En tout état de cause, la Cour juge la requête de la fille comme étant abusive. En effet, sa démarche vise en réalité exclusivement à obtenir des informations concernant le trust dont elle n’est plus bénéficiaire et la situation financière de son père. Un tel but est étranger aux intérêts protégés par la LPD.

Partant, la Cour rejette l’appel de la fille.

Cet arrêt suit la tendance de la récente jurisprudence qui admet de plus en plus souvent l’abus de droit d’une requête en droit d’accès (en plus de l’ATF 147 III 139 susmentionné, cf. 4A_277/2020, commenté in Hirsch, swissprivacy.law/45/ et ACJC/562/2022, commenté in Hirsch, cdbf.ch/1243). En l’espèce, non seulement la requête visait l’obtention de preuves pour une autre procédure, mais elle semblait aussi particulièrement large. En outre, le family office avait déjà communiqué à la requérante de nombreuses informations. Ces éléments ont probablement contribué à retenir le caractère abusif de la demande d’accès fondée sur la LPD.

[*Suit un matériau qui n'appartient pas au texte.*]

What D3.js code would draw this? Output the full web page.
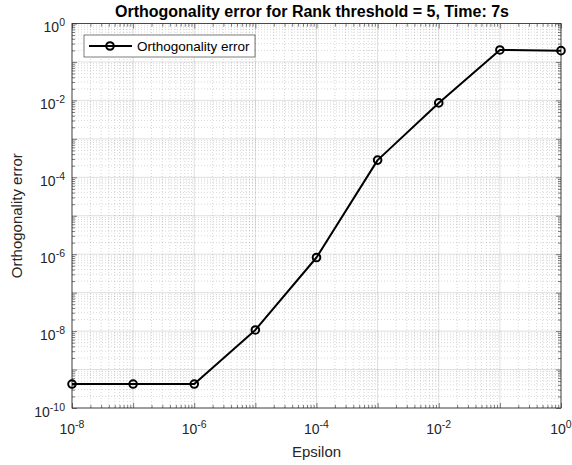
<!DOCTYPE html>
<html>
<head>
<meta charset="utf-8">
<script src="https://cdn.jsdelivr.net/npm/d3@7"></script>
<style>
  body { margin: 0; background: #fff; }
  svg { display: block; font-family: "Liberation Sans", Arial, sans-serif; }
</style>
</head>
<body>
<svg id="chart"></svg>
<script>
// Values.
let epsilon = [1e-8, 1e-7, 1e-6, 1e-5, 1e-4, 1e-3, 1e-2, 1e-1, 1e0];
let orthError = [4.2e-10, 4.2e-10, 4.2e-10, 1.07e-8, 8.2e-7, 2.8e-4, 8.6e-3, 0.205, 0.197];
let xTickExps = [-8, -6, -4, -2, 0];
let yTickExps = [-10, -8, -6, -4, -2, 0];
let titleText = "Orthogonality error for Rank threshold = 5, Time: 7s";
let seriesName = "Orthogonality error";

let svgWidth = 572;
let svgHeight = 465;
let margin = {top: 23.5, bottom: 57, left: 72, right: 11};
let axisColor = "#262626";

let svg = d3.select("#chart")
    .attr("width", svgWidth)
    .attr("height", svgHeight);

let xScale = d3.scaleLog()
    .domain([1e-8, 1])
    .range([margin.left, svgWidth - margin.right]);
let yScale = d3.scaleLog()
    .domain([1e-10, 1])
    .range([svgHeight - margin.bottom, margin.top]);

let [x0, x1] = xScale.range();
let [y0, y1] = yScale.range();

// Minor values: 2..9 times each decade.
function minorValues(lo, hi) {
    let out = [];
    for (let e = lo; e < hi; e++) {
        for (let k = 2; k <= 9; k++) out.push(k * Math.pow(10, e));
    }
    return out;
}
let xMinor = minorValues(-8, 0);
let yMinor = minorValues(-10, 0);
let xMajor = d3.range(-8, 1).map(e => Math.pow(10, e));
let yMajor = d3.range(-10, 1).map(e => Math.pow(10, e));

// Grid lines.
let grid = svg.append("g").attr("class", "grid");
grid.selectAll(".xminor").data(xMinor).join("line")
    .attr("x1", d => xScale(d)).attr("x2", d => xScale(d))
    .attr("y1", y0).attr("y2", y1)
    .attr("stroke", axisColor).attr("stroke-opacity", 0.3)
    .attr("stroke-width", 0.6).attr("stroke-dasharray", "1,2");
grid.selectAll(".yminor").data(yMinor).join("line")
    .attr("x1", x0).attr("x2", x1)
    .attr("y1", d => yScale(d)).attr("y2", d => yScale(d))
    .attr("stroke", axisColor).attr("stroke-opacity", 0.3)
    .attr("stroke-width", 0.6).attr("stroke-dasharray", "1,2");
grid.selectAll(".xmajor").data(xMajor).join("line")
    .attr("x1", d => xScale(d)).attr("x2", d => xScale(d))
    .attr("y1", y0).attr("y2", y1)
    .attr("stroke", axisColor).attr("stroke-opacity", 0.15);
grid.selectAll(".ymajor").data(yMajor).join("line")
    .attr("x1", x0).attr("x2", x1)
    .attr("y1", d => yScale(d)).attr("y2", d => yScale(d))
    .attr("stroke", axisColor).attr("stroke-opacity", 0.15);

// Ticks on all four sides, pointing inward.
function tickAxis(axisFn, scale, values, size, transform) {
    svg.append("g")
        .attr("transform", transform)
        .call(axisFn(scale).tickValues(values).tickSize(size).tickSizeOuter(0).tickFormat(""))
        .call(g => g.select(".domain").remove())
        .call(g => g.selectAll("line").attr("stroke", axisColor).attr("stroke-width", 0.6));
}
tickAxis(d3.axisBottom, xScale, xMajor, -5, `translate(0,${y0})`);
tickAxis(d3.axisBottom, xScale, xMinor, -3, `translate(0,${y0})`);
tickAxis(d3.axisTop, xScale, xMajor, -5, `translate(0,${y1})`);
tickAxis(d3.axisTop, xScale, xMinor, -3, `translate(0,${y1})`);
tickAxis(d3.axisLeft, yScale, yMajor, -5, `translate(${x0},0)`);
tickAxis(d3.axisLeft, yScale, yMinor, -3, `translate(${x0},0)`);
tickAxis(d3.axisRight, yScale, yMajor, -5, `translate(${x1},0)`);
tickAxis(d3.axisRight, yScale, yMinor, -3, `translate(${x1},0)`);

// Box.
svg.append("rect")
    .attr("x", x0).attr("y", y1)
    .attr("width", x1 - x0).attr("height", y0 - y1)
    .attr("fill", "none").attr("stroke", axisColor).attr("stroke-width", 0.8);

// Tick labels as 10 with superscript exponents.
function powerLabel(sel, e) {
    sel.append("tspan").text("10");
    sel.append("tspan").attr("dy", "-0.55em").attr("font-size", "10.5px").text(e);
}
svg.append("g").selectAll("text").data(xTickExps).join("text")
    .attr("x", d => xScale(Math.pow(10, d)))
    .attr("y", y0 + 25.5)
    .attr("text-anchor", "middle")
    .attr("font-size", "14px")
    .attr("fill", axisColor)
    .each(function(d) { powerLabel(d3.select(this), d); });
svg.append("g").selectAll("text").data(yTickExps).join("text")
    .attr("x", x0 - 7)
    .attr("y", d => yScale(Math.pow(10, d)) + 8.5)
    .attr("text-anchor", "end")
    .attr("font-size", "14px")
    .attr("fill", axisColor)
    .each(function(d) { powerLabel(d3.select(this), d); });

// Axis labels and title.
svg.append("text")
    .attr("x", (x0 + x1) / 2).attr("y", 457)
    .attr("text-anchor", "middle").attr("font-size", "15px")
    .attr("fill", axisColor).text("Epsilon");
svg.append("text")
    .attr("transform", `translate(21.5,${(y0 + y1) / 2}) rotate(-90)`)
    .attr("text-anchor", "middle").attr("font-size", "15px")
    .attr("fill", axisColor).text(seriesName);
svg.append("text")
    .attr("x", 312).attr("y", 17)
    .attr("text-anchor", "middle").attr("font-size", "16px")
    .attr("font-weight", "bold").attr("fill", "#000").text(titleText);

// Series line with open circle markers.
let line = d3.line()
    .x((d, i) => xScale(epsilon[i]))
    .y(d => yScale(d));
svg.append("path")
    .datum(orthError)
    .attr("d", line)
    .attr("fill", "none").attr("stroke", "#000")
    .attr("stroke-width", 2).attr("stroke-linejoin", "round");
svg.append("g").selectAll("circle").data(orthError).join("circle")
    .attr("cx", (d, i) => xScale(epsilon[i]))
    .attr("cy", d => yScale(d))
    .attr("r", 3.8)
    .attr("fill", "none").attr("stroke", "#000").attr("stroke-width", 2);

// Legend.
let legend = svg.append("g").attr("transform", "translate(84,35)");
legend.append("rect")
    .attr("width", 171).attr("height", 22)
    .attr("fill", "#fff").attr("stroke", axisColor).attr("stroke-width", 0.6);
legend.append("line")
    .attr("x1", 5).attr("x2", 48).attr("y1", 11).attr("y2", 11)
    .attr("stroke", "#000").attr("stroke-width", 2);
legend.append("circle")
    .attr("cx", 26).attr("cy", 11).attr("r", 3.8)
    .attr("fill", "none").attr("stroke", "#000").attr("stroke-width", 2);
legend.append("text")
    .attr("x", 53).attr("y", 16)
    .attr("font-size", "13.5px").attr("fill", "#000")
    .text(seriesName);
</script>
</body>
</html>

L’entrée en vigueur de la nouvelle LPD en septembre 2023 (après le jugement attaqué) ne modifie pas la situation. En effet, le législateur a expressément prévu (1) que le droit d’accès ne porte que sur les « données personnelles traitées en tant que telles » (art. 25 al. 2 let. b LPD) et (2) qu’il peut être refusé s’il « poursuit un but contraire à la protection des données », comme obtenir des preuves normalement inaccessibles (art. 26 al. 1 let. c LPD).